Dito isto, acho que o filme possui alguns poucos pontos positivos e a maioria deles está em seu senso de humor, contido especialmente nas criaturas e suas peculiaridades, e mesmo tendo visto o filme dublado gostei do trabalho de voz em português, e conhecendo o trabalho do elenco original de vozes tenho certeza que também fizeram bem sua parte. Entretanto não engoli Ryan Reynolds praticamente reprisando seu papel de personagem chato e ranzinza de Pokémon: Detetive Pikachu (Pokémon: Detective Pikachu, 2019) – só que agora não mais na pele de um Pokémon fofinho com chapéu de detetive. Por sua vez a interpretação de Cailey Fleming como Bea é de uma falta de carisma imensa, e atriz parece aqui também repetir seu papel como Judith em The Walking Dead (2010 – 2022). Compreendo que uma é menina passa por momentos difíceis, especialmente na primeira metade do longa, mas senti bastante dificuldade em ter empatia com alguém que não consegue mostrar os dentes ao sorrir nem mesmo nos momentos mais animadores do filme.
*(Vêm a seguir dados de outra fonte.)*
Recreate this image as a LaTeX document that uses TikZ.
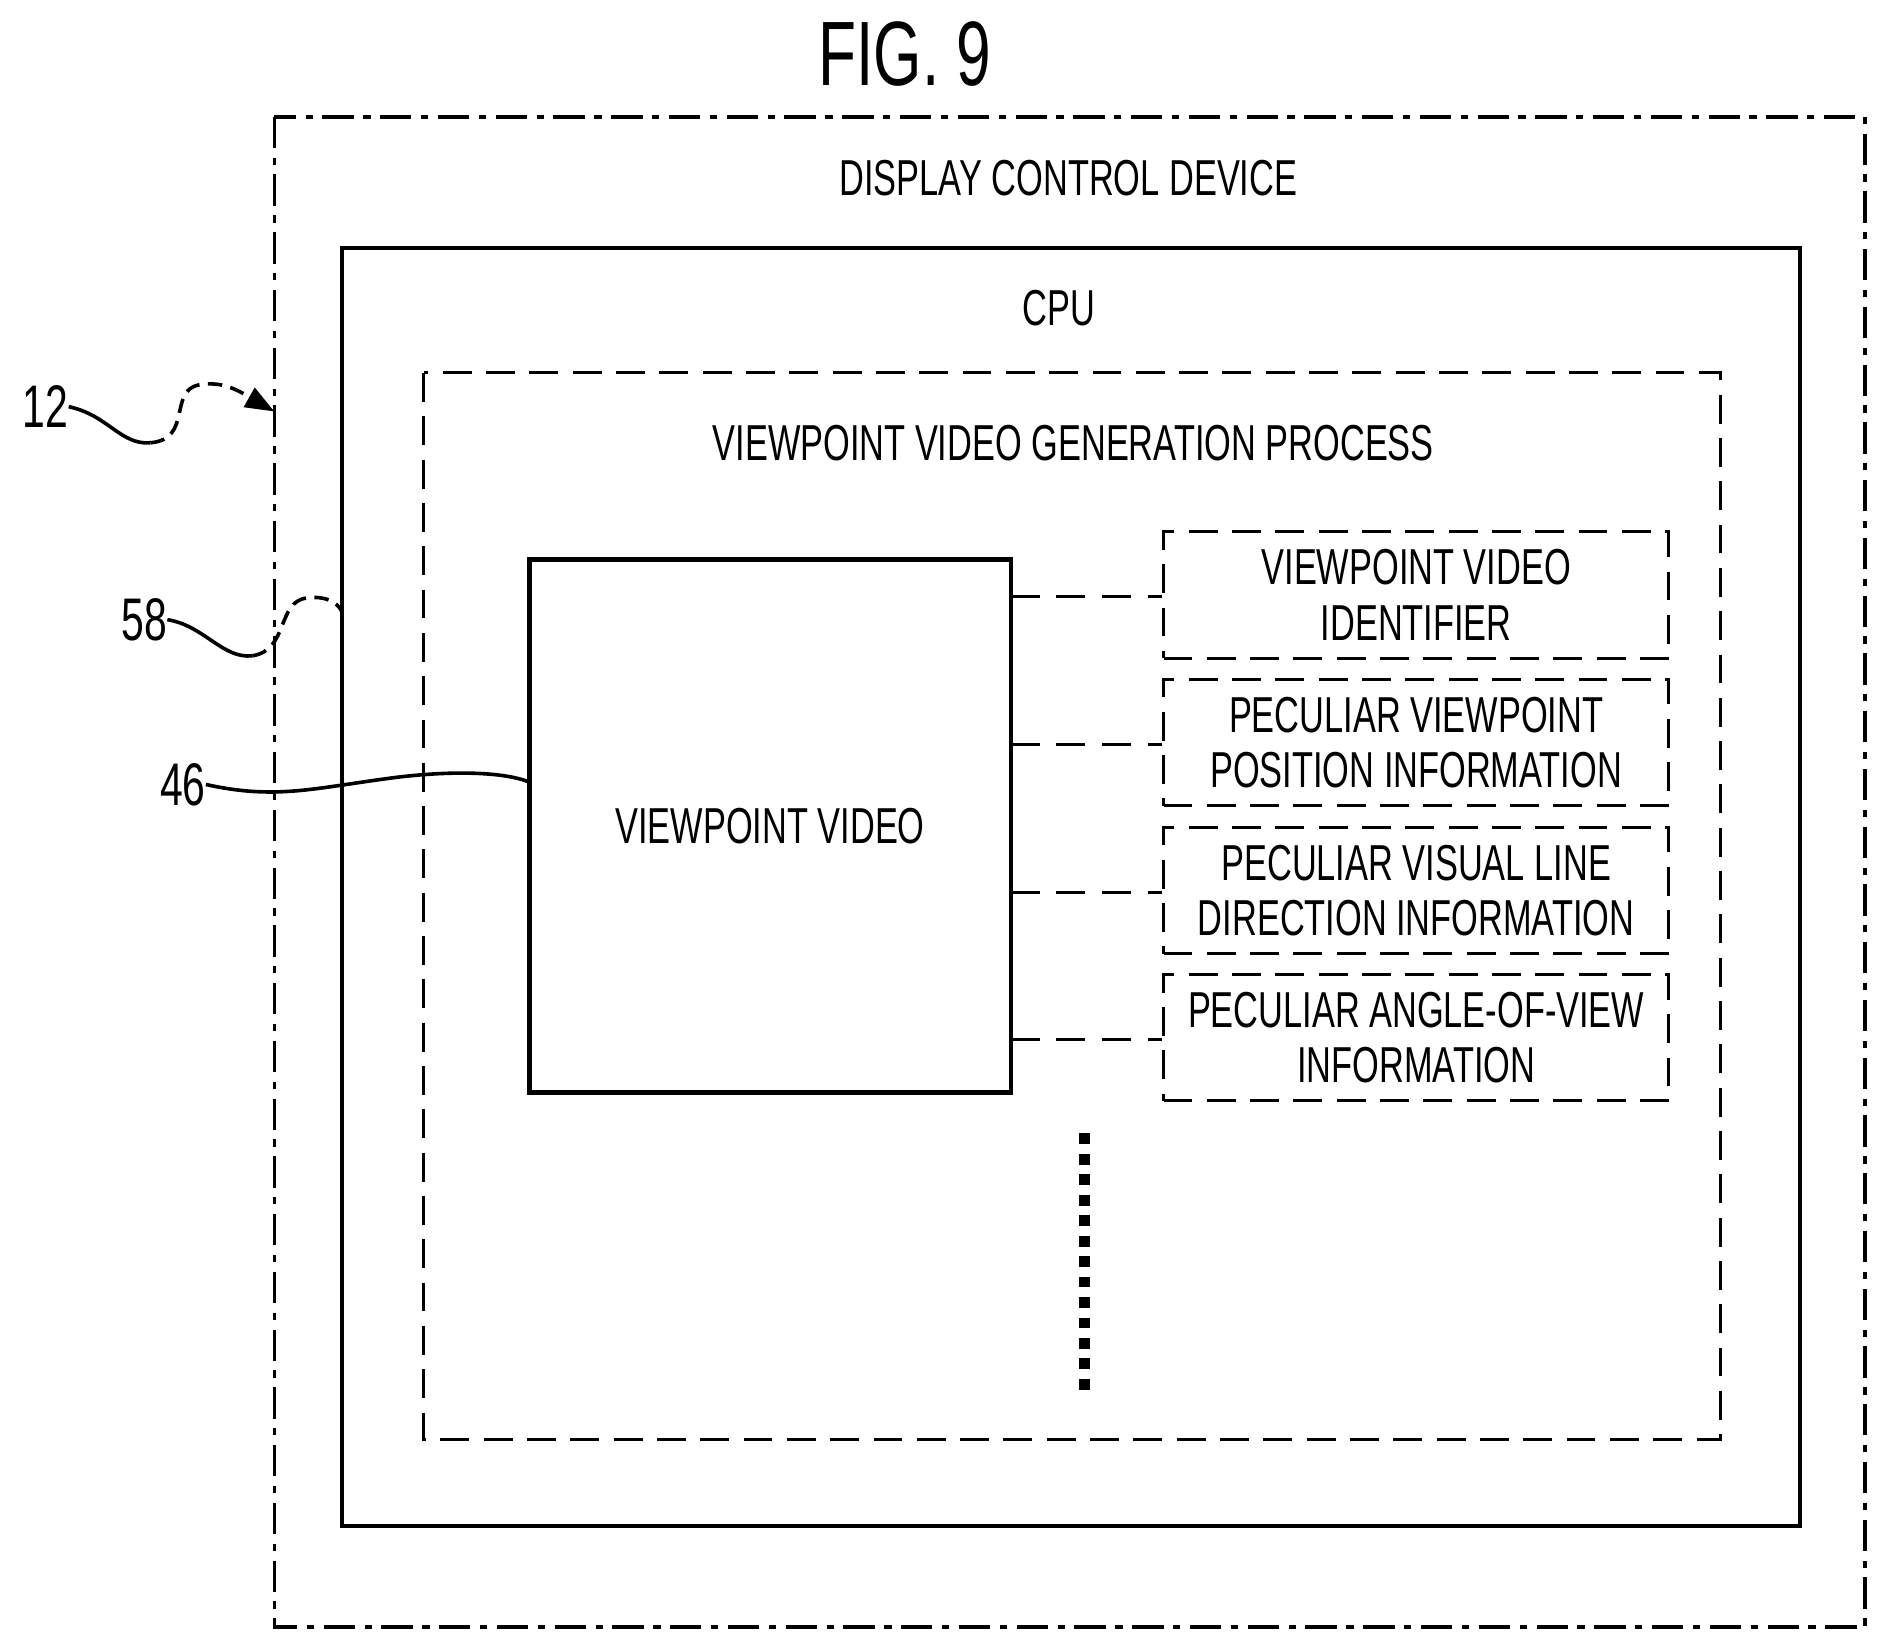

O drama em Amigos Imaginários nunca parece convencer e no fim das contas o roteiro parece fazer um esforço tremendo para no fim nos entregar uma inacreditável lição de vida que irá mudar a forma como pensamos a infância, o luto e a coragem de enfrentar as mudanças, no entanto, esse esforço é desperdiçado, já que o espectador gasta todos os miolos de seu cérebro tentando encontrar a saída do labirinto em que o filme se meteu. É sim possível se emocionar com o filme, afinal, ninguém é de ferro, mas as voltas dadas pela narrativa talvez não valham tanto a pena. Talvez John Krasinski mereça outras chances de arriscar sua direção em outros gêneros além do terror, talvez uma ideia muito pessoal e a possibilidade de usar um elenco estelar tenha o levado a ir com muita sede ao pote, mas o fato é que não foi dessa vez que me fizeram esquecer sua direção fenomenal de 2018 e 2020.